Pela notícia do que aconteceu em São Paulo, feita pelo jornal El País transcrita no IHU notícias de 24 deste novembro, está em causa o seguinte:

 

“O Tribunal de Justiça de São Paulo negou, nesta segunda-feira, o pedido liminar do Estado que pretendia levar a cabo a reintegração de posse das escolas estaduais ocupadas por estudantes na cidade em protesto contra reorganização escolar do Governo Alckmin, que pode fechar mais de 90 estabelecimentos. Para os desembargadores que julgaram a decisão, as ocupações “não envolvem questão possessória, pois o objetivo dos estudantes é apenas fazer com que o Estado abra discussão sobre o projeto de reorganização da rede de ensino”, segundo nota do TJ. A decisão foi unânime e vale somente para as escolas da capital.”

 

Mesmo longe dos acontecimentos, como é o nosso caso, se a circunstância de as ocupações foram causadas pela pretensão do governo do Estado fechar cerca de noventa das escolas, há razão justificadamente suficiente para se retirar algumas conclusões sobre essa decisão judicial.

 

A primeira, a de ser muito raro, não só em ações possessórias, como em muitas outras, as decisões judiciais liminares – às vezes com efeitos sociais os mais danosos – levarem em consideração a diferença existente entre legitimidade e legalidade. É visível, no caso, o acerto do Tribunal em ter dado preferência à primeira, mesmo sob a aparente ilegalidade da ação organizada pelas/es estudantes nessas escolas. Ficava em sério risco o direito humano fundamental social da educação, se o julgado acolhesse o pedido do Estado.

 

A segunda, o fato de o Poder Judiciário ter reservado um cuidado bem maior para deferir a execução de mandados com a força inerente a essas liminares, dependendo de quem vai sofrer os seus efeitos. Para esse Poder, parece que uma coisa, não merecedora de mais detida análise, é despejar gente pobre sem-terra e sem-teto, de latifúndios rurais e urbanos ocupados, outra a de mandar a polícia usar do seu tradicional e nem sempre legítimo e legal poder de força e violência contra filhas/os de pais e mães de outra classe social, com terra e com teto.

 

A terceira, a de desmentir o juízo superficial e reducionista de ter se ausentado de qualquer motivação das atividades juvenis, outra inspiração que não seja exclusivamente individual, baseada tão só no interesse próprio, leviana, inconsequente, pueril afirmação da própria personalidade. Estudantes que ocuparam essas escolas têm consciência ético-social.

 

A quarta, a de se atribuir à juventude uma incapacidade para formar juízo adequado da realidade e, diante de injustiças presentes ou potenciais, tomar-se da coragem necessária para pensar, sentir e agir de imediato em sentido decididamente contrário, de forma coletivamente organizada, sem se acomodar à espera da iniciativa alheia, venha essa a ser (in)suficiente e (in)capaz, de suprir-lhe a omissão.

 

Acima de tudo, porém, o acontecimento confirmou uma antiga e nunca demais repetida lição de Paulo Freire: só se ensina mesmo aprendendo.

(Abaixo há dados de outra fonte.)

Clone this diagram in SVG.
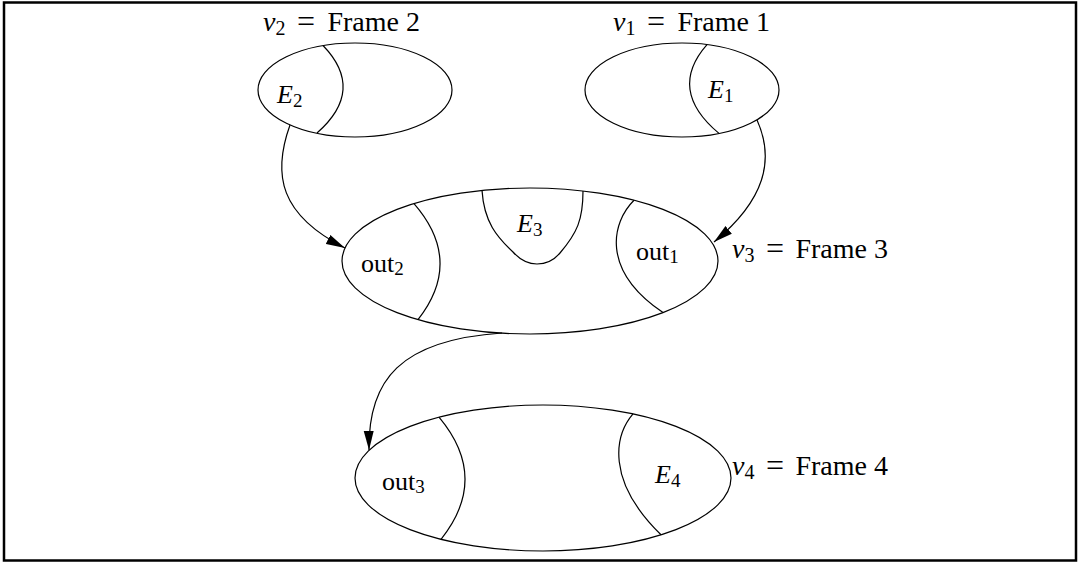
<svg xmlns="http://www.w3.org/2000/svg" width="1079" height="563" viewBox="0 0 1079 563">
<style>
.sh{fill:none;stroke:#000;stroke-width:1.2}
.t{font-family:"Liberation Serif",serif;font-size:26px;fill:#000}
.big{font-size:28px}
.eq{font-size:32px}
.it{font-style:italic}
.sub{font-size:19px}
.bsub{font-size:20px}
</style>
<defs>
<marker id="ah" markerUnits="userSpaceOnUse" markerWidth="20" markerHeight="11" refX="19" refY="5.5" orient="auto" viewBox="0 0 20 11">
<path d="M0,0.5 L19,5.5 L0,10.5 z" fill="#000"/>
</marker>
</defs>
<rect x="4" y="2.5" width="1072" height="558" fill="#fff" stroke="#000" stroke-width="2.5"/>

<g id="v2">
<ellipse class="sh" cx="355" cy="90" rx="97" ry="47"/>
<path class="sh" d="M323,45.5 Q366,90 317,133"/>
<text class="t it" x="277" y="103">E<tspan class="sub" font-style="normal" dy="4">2</tspan></text>
<text class="t big" y="31"><tspan class="it" x="263">v</tspan><tspan class="bsub" dy="4">2</tspan></text>
<text class="t eq" x="306" y="32" text-anchor="middle">=</text>
<text class="t big" x="420" y="31" text-anchor="end">Frame 2</text>
</g>

<g id="v1">
<ellipse class="sh" cx="682" cy="90" rx="97" ry="47"/>
<path class="sh" d="M707,44.6 Q667,90 719,133.4"/>
<text class="t it" x="708" y="98">E<tspan class="sub" font-style="normal" dy="4">1</tspan></text>
<text class="t big" y="31"><tspan class="it" x="613">v</tspan><tspan class="bsub" dy="4">1</tspan></text>
<text class="t eq" x="656" y="32" text-anchor="middle">=</text>
<text class="t big" x="770" y="31" text-anchor="end">Frame 1</text>
</g>

<g id="v3">
<ellipse class="sh" cx="530" cy="261" rx="188" ry="73"/>
<path class="sh" d="M414,203.6 Q464,261 418,319.6"/>
<path class="sh" d="M634,200.2 C612,222 600,270 663,312.6"/>
<path class="sh" d="M482,190.4 C484,222 497,237 513,252 C522,262 530,264 537,264 C547,264 555,259 560,253 C577,233 583,220 583,191"/>
<text class="t it" x="517" y="232">E<tspan class="sub" font-style="normal" dy="4">3</tspan></text>
<text class="t" x="361" y="272">out<tspan class="sub" dy="3">2</tspan></text>
<text class="t" x="636" y="260">out<tspan class="sub" dy="3">1</tspan></text>
<text class="t big" y="258"><tspan class="it" x="732">v</tspan><tspan class="bsub" dy="4">3</tspan></text>
<text class="t eq" x="775" y="259" text-anchor="middle">=</text>
<text class="t big" x="888" y="258" text-anchor="end">Frame 3</text>
</g>

<g id="v4">
<ellipse class="sh" cx="543" cy="478" rx="188" ry="73"/>
<path class="sh" d="M439,417.2 Q490,478 441,539.3"/>
<path class="sh" d="M633,413.9 C615,435 605,480 661,534.8"/>
<text class="t" x="382" y="490">out<tspan class="sub" dy="3">3</tspan></text>
<text class="t it" x="655" y="483">E<tspan class="sub" font-style="normal" dy="4">4</tspan></text>
<text class="t big" y="475"><tspan class="it" x="732">v</tspan><tspan class="bsub" dy="4">4</tspan></text>
<text class="t eq" x="775" y="476" text-anchor="middle">=</text>
<text class="t big" x="888" y="475" text-anchor="end">Frame 4</text>
</g>

<g id="connectors">
<path class="sh" d="M290,125 C272,175 280,215 345,248" marker-end="url(#ah)"/>
<path class="sh" d="M757,120 C775,160 765,200 714,242" marker-end="url(#ah)"/>
<path class="sh" d="M502,333 C400,340 368,380 369,450" marker-end="url(#ah)"/>
</g>
</svg>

São Paulo está aprendendo, com jovens dando aula, por sua própria e ousada iniciativa, de um direito fundamental social, como é o da educação.

 

Merecedor de uma prioridade de respeito e garantia de tal ordem, por parte da administração pública, das escolas, professoras/es, pais e mães de alunas/os, sociedade civil como um tudo, o direito à educação jamais deveria ser tratado sem conhecimento e participação, mesmo por via representativa, de quem é o seu verdadeiro titular, ou seja, quem é, ao mesmo tempo, a finalidade e a/o sujeita/o desse direito, o ser humano da presente e das futuras gerações.

 

Tanto se fala em democracia participativa, quanto se a prorroga indefinifidamente. A decisão judicial de São Paulo, desta vez, assimilou muito bem o recado cívico-político das/os estudantes de lá.